== Exercise details ==
Reproduce exactly, with no pictures, each line from the opening of the material down through the line containing "Chart.register(...registerables);".

------ Data provided

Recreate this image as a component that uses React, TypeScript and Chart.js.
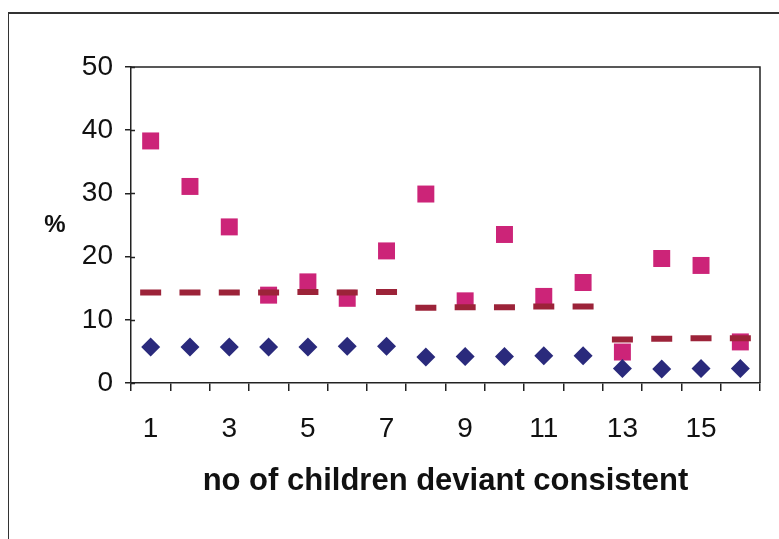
import React, { useEffect, useRef } from "react";
import { Chart, registerables } from "chart.js";

Chart.register(...registerables);

const categories = ["1","2","3","4","5","6","7","8","9","10","11","12","13","14","15","16"];
const lowPct = [5.7, 5.7, 5.7, 5.7, 5.7, 5.8, 5.8, 4.1, 4.2, 4.2, 4.3, 4.3, 2.3, 2.2, 2.3, 2.3];
const midPct = [14.3, 14.3, 14.3, 14.3, 14.4, 14.3, 14.4, 11.9, 12.0, 12.0, 12.1, 12.1, 6.9, 7.0, 7.1, 7.1];
const highPct = [38.3, 31.1, 24.7, 13.9, 16.0, 13.4, 20.9, 29.9, 13.0, 23.5, 13.7, 15.9, 4.9, 19.7, 18.6, 6.5];
const yTicks = [0, 10, 20, 30, 40, 50];
const xTitle = "no of children deviant consistent";
const yTitle = "%";

const FONT = "'Liberation Sans', Arial, sans-serif";

const framePlugin = {
  id: "framePlugin",
  afterDraw(chart: any) {
    const { ctx, chartArea } = chart;
    ctx.save();
    ctx.strokeStyle = "#222";
    ctx.lineWidth = 1.5;
    ctx.beginPath();
    ctx.moveTo(chartArea.left, chartArea.top);
    ctx.lineTo(chartArea.right, chartArea.top);
    ctx.lineTo(chartArea.right, chartArea.bottom);
    ctx.stroke();
    // small inward tick stubs on the y axis (cross ticks)
    const ys = chart.scales.y;
    ctx.beginPath();
    yTicks.forEach((v) => {
      const py = Math.round(ys.getPixelForValue(v)) + 0.5;
      ctx.moveTo(chartArea.left, py);
      ctx.lineTo(chartArea.left + 4, py);
    });
    ctx.stroke();
    ctx.fillStyle = "#111";
    ctx.font = "bold 24px " + FONT;
    ctx.textAlign = "center";
    ctx.textBaseline = "middle";
    ctx.fillText(yTitle, 55, 225);
    ctx.restore();
  },
};

export default function App() {
  const ref = useRef<HTMLCanvasElement | null>(null);
  useEffect(() => {
    if (!ref.current) return;
    const chart = new Chart(ref.current, {
      type: "line",
      data: {
        labels: categories,
        datasets: [
          {
            data: lowPct,
            showLine: false,
            pointStyle: "rectRot",
            pointRadius: 9.5,
            backgroundColor: "#2a2a7c",
            borderColor: "#2a2a7c",
            borderWidth: 0,
          },
          {
            data: midPct,
            showLine: false,
            pointStyle: "line",
            pointRadius: 10.5,
            backgroundColor: "#9c2339",
            borderColor: "#9c2339",
            borderWidth: 6,
          },
          {
            data: highPct,
            showLine: false,
            pointStyle: "rect",
            pointRadius: 12,
            backgroundColor: "#cc2478",
            borderColor: "#cc2478",
            borderWidth: 0,
          },
        ],
      },
      options: {
        responsive: false,
        animation: false,
        events: [],
        layout: { padding: { left: 0, top: 67, right: 19, bottom: 39 } },
        plugins: { legend: { display: false }, tooltip: { enabled: false } },
        scales: {
          x: {
            type: "category",
            offset: true,
            grid: { offset: true, drawOnChartArea: false, drawTicks: true, tickLength: 8, color: "#222", lineWidth: 1.5 },
            border: { color: "#222", width: 1.5 },
            ticks: {
              autoSkip: false,
              maxRotation: 0,
              padding: 21,
              color: "#111",
              font: { family: FONT, size: 28 },
              callback: (v: any, i: number) => (i % 2 === 0 ? categories[i] : ""),
            },
            title: {
              display: true,
              text: xTitle,
              color: "#111",
              font: { family: FONT, size: 31, weight: "bold" },
              padding: { top: 0, bottom: 0 },
            },
            afterFit: (s: any) => { s.height = 117; },
          },
          y: {
            min: 0,
            max: 50,
            afterBuildTicks: (s: any) => { s.ticks = yTicks.map((v) => ({ value: v })); },
            grid: { drawOnChartArea: false, drawTicks: true, tickLength: 6, color: "#222", lineWidth: 1.5 },
            border: { color: "#222", width: 1.5 },
            ticks: {
              padding: 12,
              color: "#111",
              font: { family: FONT, size: 28 },
            },
            afterFit: (s: any) => { s.width = 131; },
          },
        },
      },
      plugins: [framePlugin],
    } as any);
    return () => chart.destroy();
  }, []);

  return (
    <div style={{ position: "fixed", left: 0, top: 0, width: 779, height: 539, background: "#fff", overflow: "hidden" }}>
      <div style={{ position: "absolute", left: 8, top: 12, width: 800, height: 600, borderLeft: "1.5px solid #333", borderTop: "2px solid #333" }} />
      <canvas ref={ref} width={779} height={539} style={{ position: "absolute", left: 0, top: 0 }} />
    </div>
  );
}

------------

== Expected answer ==
Recreate this image as a component that uses React, TypeScript and Chart.js.
import React, { useEffect, useRef } from "react";
import { Chart, registerables } from "chart.js";

Chart.register(...registerables);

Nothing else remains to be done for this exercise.